Reproduce, word for word, the span of lines starting at the line holding "Output the Python" and ending at the line holding "ax = fig.add_axes([105". Omit every picture.

__Extracted material__.
════════════════════
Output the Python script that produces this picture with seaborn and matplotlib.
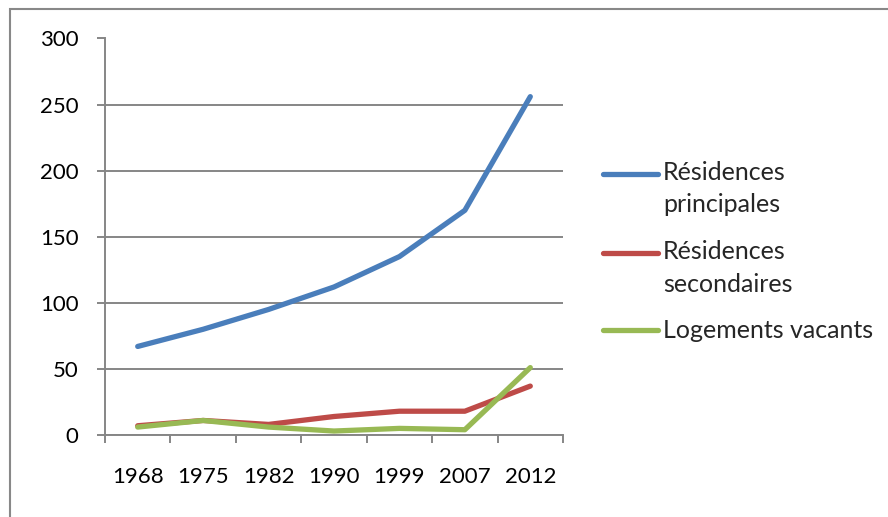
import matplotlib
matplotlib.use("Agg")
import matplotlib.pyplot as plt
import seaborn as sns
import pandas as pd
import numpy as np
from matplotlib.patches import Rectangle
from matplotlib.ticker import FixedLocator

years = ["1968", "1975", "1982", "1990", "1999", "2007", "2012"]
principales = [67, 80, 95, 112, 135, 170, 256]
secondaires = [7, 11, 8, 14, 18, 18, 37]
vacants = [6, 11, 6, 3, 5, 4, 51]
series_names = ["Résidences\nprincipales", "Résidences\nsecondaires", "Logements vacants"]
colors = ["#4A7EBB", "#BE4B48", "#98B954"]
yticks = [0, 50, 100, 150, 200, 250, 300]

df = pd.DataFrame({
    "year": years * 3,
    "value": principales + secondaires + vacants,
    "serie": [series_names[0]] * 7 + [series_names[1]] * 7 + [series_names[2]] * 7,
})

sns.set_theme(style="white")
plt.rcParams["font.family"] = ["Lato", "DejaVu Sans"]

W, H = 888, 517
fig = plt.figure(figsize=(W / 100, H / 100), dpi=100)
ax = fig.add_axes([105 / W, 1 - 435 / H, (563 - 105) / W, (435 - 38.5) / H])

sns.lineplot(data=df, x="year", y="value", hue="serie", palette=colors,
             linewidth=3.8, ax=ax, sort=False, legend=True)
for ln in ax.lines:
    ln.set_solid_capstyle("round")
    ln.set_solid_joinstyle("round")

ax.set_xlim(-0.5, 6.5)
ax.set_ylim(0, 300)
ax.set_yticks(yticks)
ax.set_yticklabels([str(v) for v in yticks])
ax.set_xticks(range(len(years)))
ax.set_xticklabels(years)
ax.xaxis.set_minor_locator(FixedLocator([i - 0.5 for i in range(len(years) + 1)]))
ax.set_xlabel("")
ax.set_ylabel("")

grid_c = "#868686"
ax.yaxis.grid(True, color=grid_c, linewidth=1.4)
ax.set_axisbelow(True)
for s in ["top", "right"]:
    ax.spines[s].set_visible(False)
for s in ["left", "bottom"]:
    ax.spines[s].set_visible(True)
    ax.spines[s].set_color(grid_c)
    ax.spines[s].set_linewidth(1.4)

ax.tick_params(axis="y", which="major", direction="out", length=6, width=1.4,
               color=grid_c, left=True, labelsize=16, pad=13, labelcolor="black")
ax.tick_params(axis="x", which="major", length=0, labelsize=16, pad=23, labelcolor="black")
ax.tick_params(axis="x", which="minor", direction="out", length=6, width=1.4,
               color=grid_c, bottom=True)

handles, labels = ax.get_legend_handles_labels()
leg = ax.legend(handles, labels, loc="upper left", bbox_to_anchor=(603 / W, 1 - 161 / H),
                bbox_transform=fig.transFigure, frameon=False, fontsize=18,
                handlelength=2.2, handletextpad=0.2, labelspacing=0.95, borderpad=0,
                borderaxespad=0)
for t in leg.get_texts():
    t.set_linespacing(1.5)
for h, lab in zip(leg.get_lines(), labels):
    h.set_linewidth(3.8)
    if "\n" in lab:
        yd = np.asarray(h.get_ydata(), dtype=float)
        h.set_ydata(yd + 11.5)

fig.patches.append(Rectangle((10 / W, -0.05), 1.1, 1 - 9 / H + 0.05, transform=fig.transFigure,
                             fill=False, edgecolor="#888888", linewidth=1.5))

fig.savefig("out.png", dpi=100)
════════════════════
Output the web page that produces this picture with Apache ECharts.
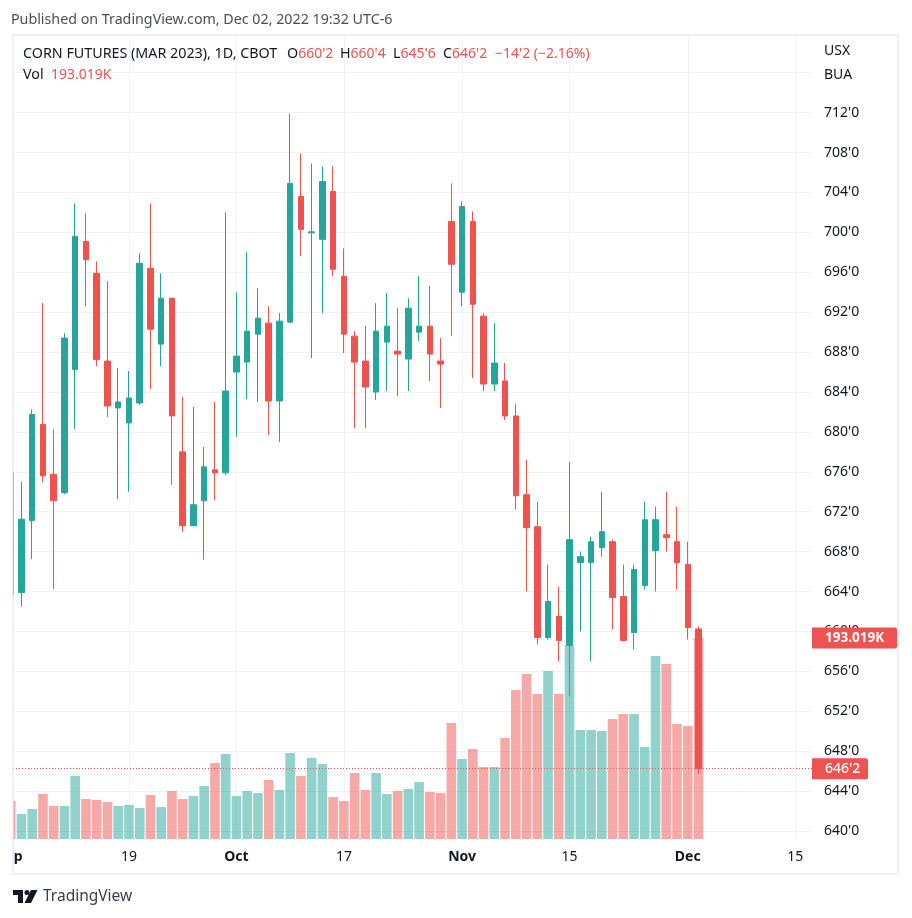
════════════════════
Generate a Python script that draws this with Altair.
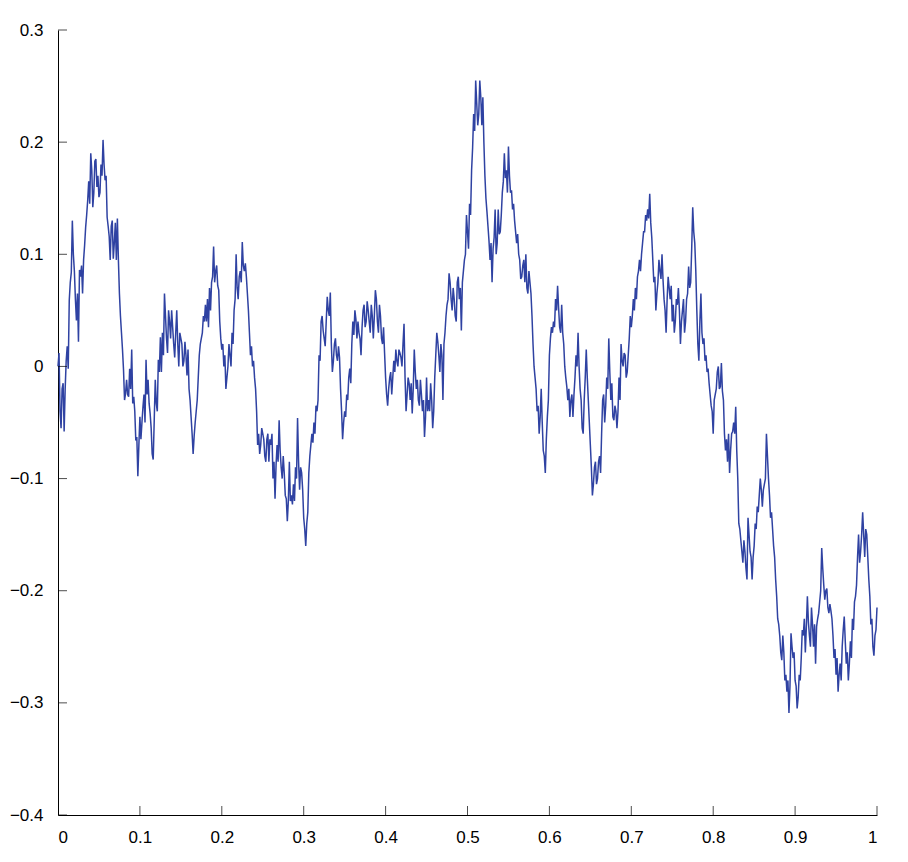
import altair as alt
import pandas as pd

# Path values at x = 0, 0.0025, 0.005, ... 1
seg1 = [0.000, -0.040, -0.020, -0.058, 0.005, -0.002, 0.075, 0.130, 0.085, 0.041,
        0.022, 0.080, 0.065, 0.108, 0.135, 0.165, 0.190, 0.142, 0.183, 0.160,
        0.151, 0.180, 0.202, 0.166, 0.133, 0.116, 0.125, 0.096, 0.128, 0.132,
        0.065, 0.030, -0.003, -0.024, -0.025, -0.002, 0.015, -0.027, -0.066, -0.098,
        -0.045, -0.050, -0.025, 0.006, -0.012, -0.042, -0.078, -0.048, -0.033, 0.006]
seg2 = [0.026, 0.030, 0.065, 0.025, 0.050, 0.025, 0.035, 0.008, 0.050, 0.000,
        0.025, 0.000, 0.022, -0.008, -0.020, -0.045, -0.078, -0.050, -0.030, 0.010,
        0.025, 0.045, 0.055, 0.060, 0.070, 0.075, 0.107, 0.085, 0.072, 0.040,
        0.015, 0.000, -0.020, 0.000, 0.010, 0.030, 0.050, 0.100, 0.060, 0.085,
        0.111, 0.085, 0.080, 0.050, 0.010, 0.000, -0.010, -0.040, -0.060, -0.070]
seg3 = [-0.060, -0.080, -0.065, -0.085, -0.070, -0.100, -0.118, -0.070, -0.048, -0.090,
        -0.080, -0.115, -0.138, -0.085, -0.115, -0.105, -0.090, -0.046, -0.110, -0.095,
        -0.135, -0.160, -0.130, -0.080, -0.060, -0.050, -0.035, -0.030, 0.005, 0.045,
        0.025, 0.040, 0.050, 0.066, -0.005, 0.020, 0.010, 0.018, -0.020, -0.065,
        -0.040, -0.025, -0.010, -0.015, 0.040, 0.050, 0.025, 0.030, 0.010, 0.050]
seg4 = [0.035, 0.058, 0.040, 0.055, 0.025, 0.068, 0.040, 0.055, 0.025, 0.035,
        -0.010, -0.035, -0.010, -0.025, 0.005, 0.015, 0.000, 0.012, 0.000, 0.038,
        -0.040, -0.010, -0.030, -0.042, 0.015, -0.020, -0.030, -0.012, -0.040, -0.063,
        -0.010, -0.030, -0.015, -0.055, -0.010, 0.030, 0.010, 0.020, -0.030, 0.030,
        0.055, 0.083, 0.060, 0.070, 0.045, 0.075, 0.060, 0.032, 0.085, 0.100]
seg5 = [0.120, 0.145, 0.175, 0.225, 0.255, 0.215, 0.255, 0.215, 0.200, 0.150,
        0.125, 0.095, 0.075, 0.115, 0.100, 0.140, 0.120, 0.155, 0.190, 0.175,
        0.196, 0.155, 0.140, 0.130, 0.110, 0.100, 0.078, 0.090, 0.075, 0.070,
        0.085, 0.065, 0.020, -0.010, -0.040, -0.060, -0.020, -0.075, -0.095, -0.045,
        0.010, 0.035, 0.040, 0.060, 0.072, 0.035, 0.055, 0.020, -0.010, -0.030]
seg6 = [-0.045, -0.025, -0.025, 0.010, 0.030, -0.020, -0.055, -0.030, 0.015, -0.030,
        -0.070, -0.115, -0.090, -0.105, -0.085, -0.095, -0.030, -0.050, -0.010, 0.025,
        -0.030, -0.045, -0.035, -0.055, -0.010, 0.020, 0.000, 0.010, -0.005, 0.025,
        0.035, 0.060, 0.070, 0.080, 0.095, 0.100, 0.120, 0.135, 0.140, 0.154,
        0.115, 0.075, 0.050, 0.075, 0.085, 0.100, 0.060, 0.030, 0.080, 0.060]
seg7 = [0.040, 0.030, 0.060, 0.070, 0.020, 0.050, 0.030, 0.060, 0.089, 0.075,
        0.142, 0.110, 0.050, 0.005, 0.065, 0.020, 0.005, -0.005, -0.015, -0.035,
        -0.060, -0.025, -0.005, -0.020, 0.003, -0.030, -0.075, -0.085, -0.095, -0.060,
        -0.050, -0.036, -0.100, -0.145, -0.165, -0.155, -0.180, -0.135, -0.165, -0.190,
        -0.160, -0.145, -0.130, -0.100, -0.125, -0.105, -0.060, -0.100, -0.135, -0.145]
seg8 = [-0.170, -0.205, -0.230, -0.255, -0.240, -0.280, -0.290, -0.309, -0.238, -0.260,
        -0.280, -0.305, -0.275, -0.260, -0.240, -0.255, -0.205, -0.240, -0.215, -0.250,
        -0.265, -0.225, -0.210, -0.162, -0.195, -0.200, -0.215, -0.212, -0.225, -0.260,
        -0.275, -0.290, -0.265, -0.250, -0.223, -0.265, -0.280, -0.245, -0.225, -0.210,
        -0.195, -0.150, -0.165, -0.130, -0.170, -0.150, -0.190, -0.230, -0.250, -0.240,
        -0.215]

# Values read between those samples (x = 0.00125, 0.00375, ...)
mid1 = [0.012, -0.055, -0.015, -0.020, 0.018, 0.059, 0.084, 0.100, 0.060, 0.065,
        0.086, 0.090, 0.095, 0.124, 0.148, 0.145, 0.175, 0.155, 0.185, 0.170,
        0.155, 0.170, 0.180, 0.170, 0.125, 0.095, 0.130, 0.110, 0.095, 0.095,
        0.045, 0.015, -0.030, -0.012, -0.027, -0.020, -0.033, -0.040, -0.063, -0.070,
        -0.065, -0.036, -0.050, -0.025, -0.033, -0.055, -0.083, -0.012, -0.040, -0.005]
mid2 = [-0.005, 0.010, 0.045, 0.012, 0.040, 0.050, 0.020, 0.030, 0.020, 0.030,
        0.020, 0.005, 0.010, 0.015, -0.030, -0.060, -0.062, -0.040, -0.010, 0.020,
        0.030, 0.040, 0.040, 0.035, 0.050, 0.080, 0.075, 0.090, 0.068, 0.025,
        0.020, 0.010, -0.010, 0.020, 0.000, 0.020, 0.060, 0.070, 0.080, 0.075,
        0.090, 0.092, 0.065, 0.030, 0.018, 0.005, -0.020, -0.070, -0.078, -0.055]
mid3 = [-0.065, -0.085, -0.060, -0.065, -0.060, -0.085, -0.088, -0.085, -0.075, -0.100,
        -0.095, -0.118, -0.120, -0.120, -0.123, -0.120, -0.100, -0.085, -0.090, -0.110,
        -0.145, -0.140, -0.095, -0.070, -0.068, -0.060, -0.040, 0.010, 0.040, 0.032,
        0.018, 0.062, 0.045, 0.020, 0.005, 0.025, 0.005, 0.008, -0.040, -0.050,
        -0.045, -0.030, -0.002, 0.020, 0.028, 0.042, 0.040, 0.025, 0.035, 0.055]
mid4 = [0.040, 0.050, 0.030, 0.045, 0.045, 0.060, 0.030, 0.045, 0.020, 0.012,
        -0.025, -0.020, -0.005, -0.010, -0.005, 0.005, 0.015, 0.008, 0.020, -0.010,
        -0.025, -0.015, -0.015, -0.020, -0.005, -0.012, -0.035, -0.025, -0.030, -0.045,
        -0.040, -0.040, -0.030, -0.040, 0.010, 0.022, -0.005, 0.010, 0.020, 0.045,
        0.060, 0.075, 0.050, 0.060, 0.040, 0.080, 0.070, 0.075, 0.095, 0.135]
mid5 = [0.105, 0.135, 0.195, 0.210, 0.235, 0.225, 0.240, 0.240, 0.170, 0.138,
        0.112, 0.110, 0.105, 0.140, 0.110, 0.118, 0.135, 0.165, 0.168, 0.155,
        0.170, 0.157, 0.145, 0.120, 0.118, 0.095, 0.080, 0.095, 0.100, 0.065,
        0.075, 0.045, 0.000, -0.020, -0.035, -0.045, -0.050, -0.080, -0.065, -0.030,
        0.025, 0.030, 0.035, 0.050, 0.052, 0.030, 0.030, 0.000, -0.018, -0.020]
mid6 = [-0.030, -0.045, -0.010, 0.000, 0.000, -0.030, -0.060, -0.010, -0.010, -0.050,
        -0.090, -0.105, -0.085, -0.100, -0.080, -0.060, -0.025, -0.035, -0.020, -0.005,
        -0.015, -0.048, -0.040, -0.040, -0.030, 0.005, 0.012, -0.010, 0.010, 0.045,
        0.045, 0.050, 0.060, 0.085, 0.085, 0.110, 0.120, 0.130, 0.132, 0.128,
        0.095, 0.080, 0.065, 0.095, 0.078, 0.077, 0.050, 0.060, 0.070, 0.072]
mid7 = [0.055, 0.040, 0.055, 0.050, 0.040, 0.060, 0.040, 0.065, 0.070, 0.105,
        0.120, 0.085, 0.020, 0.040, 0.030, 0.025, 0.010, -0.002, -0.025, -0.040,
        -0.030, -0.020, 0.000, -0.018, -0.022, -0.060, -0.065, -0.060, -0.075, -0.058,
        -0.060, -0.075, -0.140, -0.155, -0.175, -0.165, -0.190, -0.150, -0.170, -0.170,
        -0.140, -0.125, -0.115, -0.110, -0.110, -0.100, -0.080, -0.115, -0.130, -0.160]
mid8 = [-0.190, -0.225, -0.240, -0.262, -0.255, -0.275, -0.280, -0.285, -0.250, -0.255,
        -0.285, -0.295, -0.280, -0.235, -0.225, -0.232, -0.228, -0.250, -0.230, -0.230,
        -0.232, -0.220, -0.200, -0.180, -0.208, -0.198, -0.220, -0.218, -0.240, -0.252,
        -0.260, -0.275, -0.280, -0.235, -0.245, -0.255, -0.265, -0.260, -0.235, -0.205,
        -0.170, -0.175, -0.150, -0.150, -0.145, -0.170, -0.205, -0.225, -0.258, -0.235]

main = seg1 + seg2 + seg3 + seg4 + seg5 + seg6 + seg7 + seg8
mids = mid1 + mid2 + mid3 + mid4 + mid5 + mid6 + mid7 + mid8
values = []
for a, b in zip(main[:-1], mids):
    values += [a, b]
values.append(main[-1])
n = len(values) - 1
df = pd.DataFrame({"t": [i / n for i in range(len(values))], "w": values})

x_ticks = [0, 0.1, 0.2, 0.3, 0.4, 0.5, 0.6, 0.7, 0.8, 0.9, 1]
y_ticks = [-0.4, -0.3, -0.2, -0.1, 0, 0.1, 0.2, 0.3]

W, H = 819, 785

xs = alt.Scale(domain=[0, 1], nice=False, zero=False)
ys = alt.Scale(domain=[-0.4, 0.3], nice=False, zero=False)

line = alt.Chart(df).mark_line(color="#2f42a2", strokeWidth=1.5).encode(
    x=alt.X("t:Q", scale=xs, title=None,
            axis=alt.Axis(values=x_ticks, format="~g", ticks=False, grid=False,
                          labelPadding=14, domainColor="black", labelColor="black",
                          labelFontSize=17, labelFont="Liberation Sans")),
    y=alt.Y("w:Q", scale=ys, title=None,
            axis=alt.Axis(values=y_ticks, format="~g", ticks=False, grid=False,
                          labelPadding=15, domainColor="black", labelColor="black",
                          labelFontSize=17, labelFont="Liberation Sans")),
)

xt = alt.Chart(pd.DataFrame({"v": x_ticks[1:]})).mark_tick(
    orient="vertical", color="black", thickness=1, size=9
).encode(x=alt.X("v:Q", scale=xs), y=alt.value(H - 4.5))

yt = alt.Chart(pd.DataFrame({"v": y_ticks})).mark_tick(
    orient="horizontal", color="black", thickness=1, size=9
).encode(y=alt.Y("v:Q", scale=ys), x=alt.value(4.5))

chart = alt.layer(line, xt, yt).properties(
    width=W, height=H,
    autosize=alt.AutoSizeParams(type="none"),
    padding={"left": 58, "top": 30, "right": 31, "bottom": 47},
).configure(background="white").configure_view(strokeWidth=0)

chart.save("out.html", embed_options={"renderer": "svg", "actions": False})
════════════════════
__The reply__.
Output the Python script that produces this picture with seaborn and matplotlib.
import matplotlib
matplotlib.use("Agg")
import matplotlib.pyplot as plt
import seaborn as sns
import pandas as pd
import numpy as np
from matplotlib.patches import Rectangle
from matplotlib.ticker import FixedLocator

years = ["1968", "1975", "1982", "1990", "1999", "2007", "2012"]
principales = [67, 80, 95, 112, 135, 170, 256]
secondaires = [7, 11, 8, 14, 18, 18, 37]
vacants = [6, 11, 6, 3, 5, 4, 51]
series_names = ["Résidences\nprincipales", "Résidences\nsecondaires", "Logements vacants"]
colors = ["#4A7EBB", "#BE4B48", "#98B954"]
yticks = [0, 50, 100, 150, 200, 250, 300]

df = pd.DataFrame({
    "year": years * 3,
    "value": principales + secondaires + vacants,
    "serie": [series_names[0]] * 7 + [series_names[1]] * 7 + [series_names[2]] * 7,
})

sns.set_theme(style="white")
plt.rcParams["font.family"] = ["Lato", "DejaVu Sans"]

W, H = 888, 517
fig = plt.figure(figsize=(W / 100, H / 100), dpi=100)
ax = fig.add_axes([105 / W, 1 - 435 / H, (563 - 105) / W, (435 - 38.5) / H])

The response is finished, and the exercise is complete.